Put simply, the Fed represents only a single source of demand for U.S. Treasuries and mortgage-backed securities. Recently, banks have stepped up their U.S. Treasury purchases to hold on balance sheet.

It seems silly to be buying U.S. Treasuries at a time when the consensus is that rates should be going up any minute now. But banks have access to "held-to-maturity" accounting. They don't have to take writedown losses on those accounts when they expect to be paid in full at maturity.

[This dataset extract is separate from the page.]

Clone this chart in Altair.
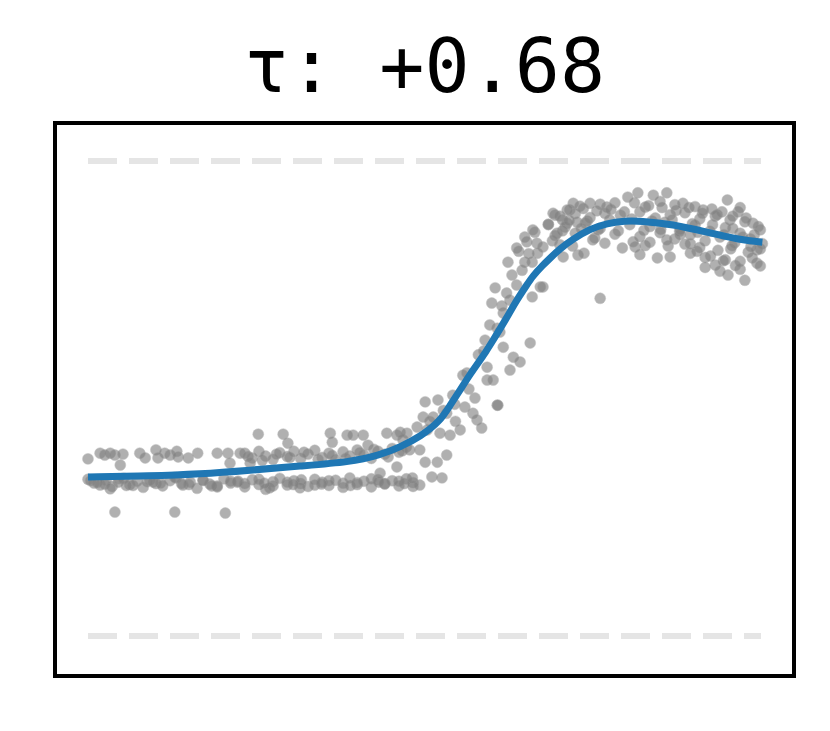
import altair as alt
import pandas as pd

# ---------------- scatter data (x: 0..1 time, y: normalised value) ----------------
# lower dense band (left half)
lower_x = [0.000, 0.009, 0.018, 0.027, 0.036, 0.045, 0.053, 0.062, 0.073, 0.082,
           0.092, 0.101, 0.111, 0.122, 0.131, 0.141, 0.152, 0.162, 0.171, 0.181,
           0.192, 0.202, 0.212, 0.223, 0.233, 0.244, 0.254, 0.264, 0.275, 0.285,
           0.296, 0.306, 0.316, 0.327, 0.337, 0.348, 0.358, 0.368, 0.379, 0.389,
           0.400, 0.410, 0.421, 0.431, 0.441, 0.452, 0.462, 0.473, 0.483, 0.493]
lower_y = [0.330, 0.322, 0.318, 0.328, 0.315, 0.324, 0.332, 0.319, 0.326, 0.313,
           0.329, 0.321, 0.316, 0.327, 0.333, 0.318, 0.324, 0.311, 0.328, 0.320,
           0.316, 0.331, 0.322, 0.326, 0.314, 0.329, 0.319, 0.309, 0.325, 0.332,
           0.318, 0.327, 0.321, 0.315, 0.330, 0.324, 0.317, 0.328, 0.322, 0.333,
           0.319, 0.326, 0.314, 0.329, 0.321, 0.327, 0.316, 0.331, 0.323, 0.318]
lower2_x = [0.004, 0.025, 0.046, 0.067, 0.088, 0.108, 0.129, 0.150, 0.171, 0.192,
            0.212, 0.233, 0.254, 0.275, 0.296, 0.317, 0.337, 0.358, 0.379, 0.400,
            0.421, 0.441, 0.462, 0.483, 0.270, 0.315, 0.033,
            0.014, 0.057, 0.097, 0.139, 0.184, 0.222, 0.262, 0.305, 0.347, 0.390,
            0.432, 0.470]
lower2_y = [0.327, 0.320, 0.331, 0.317, 0.325, 0.322, 0.334, 0.319, 0.328, 0.314,
            0.326, 0.321, 0.330, 0.316, 0.324, 0.329, 0.318, 0.327, 0.313, 0.323,
            0.331, 0.320, 0.326, 0.315, 0.312, 0.312, 0.310,
            0.323, 0.317, 0.324, 0.321, 0.316, 0.324, 0.322, 0.319, 0.320, 0.317,
            0.324, 0.321]
# upper band (left part)
upper_x = [0.000, 0.018, 0.025, 0.033, 0.040, 0.048, 0.052, 0.077, 0.085, 0.101,
           0.104, 0.114, 0.122, 0.132, 0.134, 0.149, 0.163, 0.192, 0.208, 0.211,
           0.226]
upper_y = [0.373, 0.385, 0.381, 0.385, 0.381, 0.360, 0.383, 0.385, 0.375, 0.392,
           0.375, 0.385, 0.381, 0.389, 0.377, 0.375, 0.385, 0.385, 0.385, 0.364,
           0.385]
# isolated low points
low_x = [0.040, 0.129, 0.204]
low_y = [0.261, 0.261, 0.259]
# middle band (before the rise)
mid_x = [0.233, 0.244, 0.254, 0.264, 0.275, 0.285, 0.296, 0.306, 0.316, 0.327,
         0.337, 0.348, 0.358, 0.368, 0.379, 0.389, 0.400, 0.410, 0.421, 0.431,
         0.441, 0.452, 0.462, 0.473, 0.241,
         0.238, 0.259, 0.280, 0.300, 0.321, 0.342, 0.363, 0.383, 0.404, 0.425,
         0.446, 0.467]
mid_y = [0.385, 0.375, 0.389, 0.379, 0.372, 0.386, 0.378, 0.389, 0.374, 0.383,
         0.391, 0.376, 0.385, 0.371, 0.388, 0.379, 0.392, 0.381, 0.374, 0.389,
         0.383, 0.395, 0.387, 0.398, 0.364,
         0.378, 0.370, 0.383, 0.376, 0.387, 0.372, 0.380, 0.374, 0.386, 0.393,
         0.377, 0.390]
# sparse points above the middle band
top_x = [0.253, 0.290, 0.297, 0.360, 0.363, 0.385, 0.394, 0.409, 0.416, 0.444,
         0.459, 0.468, 0.434, 0.459, 0.482, 0.511, 0.526]
top_y = [0.425, 0.425, 0.406, 0.427, 0.408, 0.423, 0.423, 0.423, 0.402, 0.427,
         0.423, 0.413, 0.343, 0.356, 0.333, 0.335, 0.333]
# rising section
rise_x = [0.501, 0.520, 0.542, 0.608, 0.498, 0.513, 0.533, 0.560, 0.572, 0.578,
          0.585, 0.553, 0.538, 0.523, 0.504, 0.489, 0.474, 0.464, 0.478, 0.493,
          0.501, 0.519, 0.533, 0.557, 0.563, 0.580, 0.590, 0.593, 0.593, 0.602,
          0.609, 0.608, 0.612, 0.617, 0.627, 0.632, 0.642, 0.657, 0.600, 0.617,
          0.605, 0.627, 0.624, 0.637, 0.672, 0.660, 0.649, 0.660, 0.637, 0.667,
          0.676, 0.649, 0.664, 0.697, 0.694, 0.716, 0.727, 0.712, 0.706, 0.661,
          0.676,
          0.508, 0.528, 0.546, 0.566, 0.575, 0.597, 0.615, 0.622, 0.630, 0.645,
          0.655, 0.668, 0.684, 0.690, 0.705, 0.545, 0.588, 0.640, 0.652]
rise_y = [0.493, 0.497, 0.507, 0.486, 0.461, 0.461, 0.469, 0.482, 0.469, 0.455,
          0.438, 0.434, 0.423, 0.427, 0.434, 0.440, 0.427, 0.429, 0.392, 0.392,
          0.366, 0.366, 0.381, 0.549, 0.554, 0.592, 0.623, 0.566, 0.539, 0.539,
          0.486, 0.648, 0.640, 0.608, 0.560, 0.587, 0.577, 0.617, 0.701, 0.680,
          0.733, 0.707, 0.787, 0.739, 0.735, 0.714, 0.787, 0.787, 0.817, 0.827,
          0.819, 0.840, 0.850, 0.848, 0.886, 0.897, 0.871, 0.869, 0.798, 0.855,
          0.735,
          0.452, 0.475, 0.452, 0.520, 0.501, 0.655, 0.695, 0.722, 0.760, 0.770,
          0.805, 0.806, 0.866, 0.832, 0.876, 0.488, 0.600, 0.810, 0.830]
# plateau cloud (right part)
plat_x = [0.691, 0.721, 0.746, 0.771, 0.802, 0.817, 0.840, 0.860, 0.884, 0.914,
          0.942, 0.950, 0.966, 0.988, 0.994, 0.994, 0.976, 0.951, 0.932, 0.846,
          0.794, 0.750, 0.728, 0.761,
          0.731, 0.761, 0.783, 0.828, 0.850, 0.872, 0.902, 0.927, 0.969,
          0.701, 0.724, 0.746, 0.768, 0.791, 0.820, 0.843, 0.865, 0.887, 0.909,
          0.932, 0.954, 0.976,
          0.684, 0.709, 0.739, 0.761, 0.805, 0.835, 0.857, 0.880, 0.902, 0.924,
          0.947, 0.969, 0.999,
          0.694, 0.724, 0.753, 0.783, 0.820, 0.850, 0.872, 0.895, 0.917, 0.939,
          0.961, 0.984, 1.002,
          0.701, 0.768, 0.813, 0.835, 0.862, 0.887, 0.909, 0.936, 0.957, 0.981,
          0.999,
          0.820, 0.865, 0.895, 0.917, 0.947, 0.969, 0.987,
          0.917, 0.939, 0.969, 0.999,
          0.810, 0.828, 0.860, 0.880, 0.895, 0.720, 0.737,
          0.712, 0.736, 0.756, 0.777, 0.797, 0.812, 0.833, 0.853, 0.874, 0.893,
          0.913, 0.935, 0.958, 0.978, 0.996,
          0.715, 0.742, 0.775, 0.808, 0.838, 0.868, 0.898, 0.928, 0.958, 0.990,
          0.705, 0.733, 0.758, 0.788, 0.826, 0.851, 0.879, 0.906, 0.945, 0.973,
          0.905, 0.925, 0.955, 0.985, 0.944, 0.962]
plat_y = [0.890, 0.911, 0.911, 0.903, 0.924, 0.933, 0.928, 0.933, 0.911, 0.897,
          0.893, 0.918, 0.893, 0.869, 0.813, 0.785, 0.749, 0.760, 0.781, 0.796,
          0.817, 0.834, 0.802, 0.711,
          0.905, 0.909, 0.912, 0.903, 0.915, 0.908, 0.904, 0.899, 0.902,
          0.884, 0.889, 0.881, 0.890, 0.886, 0.893, 0.880, 0.887, 0.891, 0.878,
          0.884, 0.876, 0.872,
          0.867, 0.861, 0.869, 0.858, 0.866, 0.862, 0.871, 0.857, 0.865, 0.852,
          0.860, 0.848, 0.855,
          0.843, 0.848, 0.838, 0.846, 0.841, 0.849, 0.836, 0.845, 0.832, 0.840,
          0.828, 0.836, 0.826,
          0.824, 0.827, 0.819, 0.829, 0.821, 0.825, 0.818, 0.812, 0.822, 0.808,
          0.815,
          0.803, 0.798, 0.806, 0.797, 0.792, 0.789, 0.796,
          0.776, 0.768, 0.772, 0.779,
          0.830, 0.822, 0.834, 0.845, 0.826, 0.821, 0.806,
          0.897, 0.900, 0.895, 0.898, 0.893, 0.912, 0.906, 0.902, 0.896, 0.902,
          0.890, 0.887, 0.884, 0.880, 0.862,
          0.875, 0.874, 0.876, 0.878, 0.874, 0.876, 0.868, 0.866, 0.858, 0.845,
          0.853, 0.858, 0.855, 0.853, 0.854, 0.856, 0.852, 0.850, 0.845, 0.840,
          0.810, 0.800, 0.815, 0.820, 0.790, 0.780]

# ---------------- smooth fit ----------------
curve_x = [0.000, 0.092, 0.166, 0.241, 0.315, 0.389, 0.434, 0.464, 0.494, 0.523,
           0.538, 0.553, 0.568, 0.587, 0.602, 0.612, 0.627, 0.637, 0.652, 0.661,
           0.676, 0.687, 0.701, 0.721, 0.746, 0.771, 0.798, 0.820, 0.869, 0.920,
           0.969, 1.002]
curve_y = [0.335, 0.337, 0.341, 0.349, 0.358, 0.366, 0.381, 0.398, 0.420, 0.452,
           0.486, 0.518, 0.552, 0.589, 0.623, 0.646, 0.682, 0.707, 0.739, 0.758,
           0.781, 0.796, 0.815, 0.836, 0.857, 0.869, 0.874, 0.874, 0.867, 0.850,
           0.834, 0.829]

# reference levels
ref_levels = [0.0, 1.0]
ref_start = [0.0, 0.0]
ref_end = [1.0, 1.0]

title_text = ["τ: +0.68"]

pts = pd.DataFrame({
    "x": lower_x + lower2_x + upper_x + low_x + mid_x + top_x + rise_x + plat_x,
    "y": lower_y + lower2_y + upper_y + low_y + mid_y + top_y + rise_y + plat_y,
})
curve = pd.DataFrame({"x": curve_x, "y": curve_y})
ref = pd.DataFrame({"y": ref_levels, "x": ref_start, "x2": ref_end})
ttl = pd.DataFrame({"t": title_text})

xs = alt.Scale(domain=[-0.049, 1.049], nice=False, zero=False)
ys = alt.Scale(domain=[-0.084, 1.080], nice=False, zero=False)

rules = alt.Chart(ref).mark_rule(
    color="#e5e5e5", strokeWidth=6, strokeDash=[29, 12]
).encode(
    x=alt.X("x:Q", scale=xs, axis=None),
    x2="x2:Q",
    y=alt.Y("y:Q", scale=ys, axis=None),
)

points = alt.Chart(pts).mark_circle(
    color="#808080", opacity=0.62, size=120, stroke="#9a9a9a", strokeWidth=1,
    strokeOpacity=0.5
).encode(
    x=alt.X("x:Q", scale=xs, axis=None),
    y=alt.Y("y:Q", scale=ys, axis=None),
)

line = alt.Chart(curve).mark_line(
    color="#1f77b4", strokeWidth=7, interpolate="basis"
).encode(
    x=alt.X("x:Q", scale=xs, axis=None),
    y=alt.Y("y:Q", scale=ys, axis=None),
)

title = alt.Chart(ttl).mark_text(
    font="DejaVu Sans Mono", fontSize=75, color="black",
    align="center", baseline="alphabetic",
).encode(
    text="t:N",
    x=alt.value(369.5),
    y=alt.value(-31),
)

chart = alt.layer(rules, points, line, title).properties(
    width=739,
    height=553,
    padding={"left": 47, "top": 115, "right": 28, "bottom": 40},
    autosize="none",
).configure_view(stroke="black", strokeWidth=4)

chart.save("out.html", embed_options={"renderer": "svg", "actions": False})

And spreads between deposit rates (which are near-zero) and 10-year U.S. Treasuries are still quite high -- high enough to make a bank profitable.

So while the Fed ends its buying, higher rates on the margin are encouraging banks to take the easy way out by buying risk-free U.S. Treasuries and agency MBSes instead of making loans.

Not the fed, but banks
If the trend holds that banks refrain from lending and instead simply arbitrage short-term deposit rates and risk-free U.S. Treasury and agency securities, mortgage REITs should survive rate increases just fine.

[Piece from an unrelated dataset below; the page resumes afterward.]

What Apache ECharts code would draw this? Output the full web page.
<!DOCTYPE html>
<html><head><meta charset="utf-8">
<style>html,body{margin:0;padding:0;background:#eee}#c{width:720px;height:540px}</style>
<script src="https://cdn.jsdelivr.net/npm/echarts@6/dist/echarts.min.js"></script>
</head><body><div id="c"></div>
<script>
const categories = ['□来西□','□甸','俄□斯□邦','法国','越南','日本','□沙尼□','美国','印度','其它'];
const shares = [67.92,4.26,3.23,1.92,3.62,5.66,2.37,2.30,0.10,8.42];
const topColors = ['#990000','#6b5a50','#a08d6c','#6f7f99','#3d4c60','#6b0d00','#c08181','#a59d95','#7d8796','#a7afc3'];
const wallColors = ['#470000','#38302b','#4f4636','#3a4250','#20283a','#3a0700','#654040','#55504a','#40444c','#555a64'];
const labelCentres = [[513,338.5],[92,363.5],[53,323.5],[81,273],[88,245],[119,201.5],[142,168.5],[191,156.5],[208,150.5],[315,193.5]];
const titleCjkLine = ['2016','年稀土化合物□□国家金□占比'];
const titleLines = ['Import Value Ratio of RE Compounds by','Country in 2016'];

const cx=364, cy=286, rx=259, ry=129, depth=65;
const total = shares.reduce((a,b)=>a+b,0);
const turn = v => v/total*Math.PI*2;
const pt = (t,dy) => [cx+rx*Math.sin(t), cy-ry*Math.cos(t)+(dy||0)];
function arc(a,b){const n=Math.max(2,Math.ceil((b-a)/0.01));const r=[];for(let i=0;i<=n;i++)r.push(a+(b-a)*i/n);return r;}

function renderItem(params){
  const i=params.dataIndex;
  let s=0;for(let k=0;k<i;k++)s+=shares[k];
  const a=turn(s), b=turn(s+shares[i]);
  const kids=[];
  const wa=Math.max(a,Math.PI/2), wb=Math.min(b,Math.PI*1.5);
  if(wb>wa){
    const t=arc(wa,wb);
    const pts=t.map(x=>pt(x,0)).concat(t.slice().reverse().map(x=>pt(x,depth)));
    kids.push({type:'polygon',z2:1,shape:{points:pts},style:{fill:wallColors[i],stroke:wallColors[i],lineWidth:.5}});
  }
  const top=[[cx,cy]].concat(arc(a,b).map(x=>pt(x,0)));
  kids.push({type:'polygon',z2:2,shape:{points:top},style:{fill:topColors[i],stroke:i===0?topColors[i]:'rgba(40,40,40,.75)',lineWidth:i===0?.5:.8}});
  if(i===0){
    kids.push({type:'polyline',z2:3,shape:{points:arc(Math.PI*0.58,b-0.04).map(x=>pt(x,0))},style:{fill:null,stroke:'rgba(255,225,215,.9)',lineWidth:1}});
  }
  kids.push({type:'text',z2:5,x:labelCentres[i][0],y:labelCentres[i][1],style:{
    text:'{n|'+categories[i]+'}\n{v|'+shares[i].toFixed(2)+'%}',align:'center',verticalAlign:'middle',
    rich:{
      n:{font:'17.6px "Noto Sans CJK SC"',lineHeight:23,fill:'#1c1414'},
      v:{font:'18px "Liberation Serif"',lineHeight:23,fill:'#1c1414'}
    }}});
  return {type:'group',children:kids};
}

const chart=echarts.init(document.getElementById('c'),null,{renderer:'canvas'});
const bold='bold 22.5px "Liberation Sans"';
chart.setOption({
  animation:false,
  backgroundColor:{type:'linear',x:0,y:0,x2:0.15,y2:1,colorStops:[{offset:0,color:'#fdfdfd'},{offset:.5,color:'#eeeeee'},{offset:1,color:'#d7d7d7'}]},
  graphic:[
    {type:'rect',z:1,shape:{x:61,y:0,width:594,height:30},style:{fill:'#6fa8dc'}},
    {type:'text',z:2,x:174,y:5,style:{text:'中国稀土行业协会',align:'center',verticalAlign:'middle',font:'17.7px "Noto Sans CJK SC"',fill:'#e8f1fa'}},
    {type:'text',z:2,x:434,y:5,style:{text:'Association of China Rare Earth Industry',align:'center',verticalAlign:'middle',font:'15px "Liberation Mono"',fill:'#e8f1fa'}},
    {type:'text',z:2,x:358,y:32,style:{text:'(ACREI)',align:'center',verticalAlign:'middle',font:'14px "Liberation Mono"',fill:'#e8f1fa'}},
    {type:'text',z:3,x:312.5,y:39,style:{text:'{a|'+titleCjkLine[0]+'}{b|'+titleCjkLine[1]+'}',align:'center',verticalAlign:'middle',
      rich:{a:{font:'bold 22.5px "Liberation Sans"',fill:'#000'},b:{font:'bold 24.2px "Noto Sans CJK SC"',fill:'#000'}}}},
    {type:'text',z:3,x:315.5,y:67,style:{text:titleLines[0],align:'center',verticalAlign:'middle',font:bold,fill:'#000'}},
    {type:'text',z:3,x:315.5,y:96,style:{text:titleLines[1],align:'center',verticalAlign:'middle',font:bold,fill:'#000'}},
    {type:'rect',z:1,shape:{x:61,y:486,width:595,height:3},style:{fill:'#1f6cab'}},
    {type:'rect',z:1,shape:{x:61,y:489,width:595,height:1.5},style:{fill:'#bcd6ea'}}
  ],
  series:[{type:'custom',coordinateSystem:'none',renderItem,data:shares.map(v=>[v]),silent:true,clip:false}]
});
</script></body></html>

All the cash in the banking system effectively serves as a tamper on a rising rate environment. Now more than ever, banks are pretty happy not to be lending. Borrowing at 0.05% and lending to the government at 2.5% is a "good enough" business model.

That's good for American Capital Agency and Annaly Capital, which need rates to increase slowly in order to escape a rising rate environment with minimal losses to their leveraged balance sheets. Bank participation in U.S. Treasury and MBS markets should help keep rates from an instantaneous jump, which is exactly the situation mREIT shareholders don't want to see.

And as long as this trend persists -- it has been going on since the financial crisis -- there's no reason to think that an end to quantitative easing should bring an immediate and substantial increase in long-term rates. That's good for Annaly, and American Capital Agency.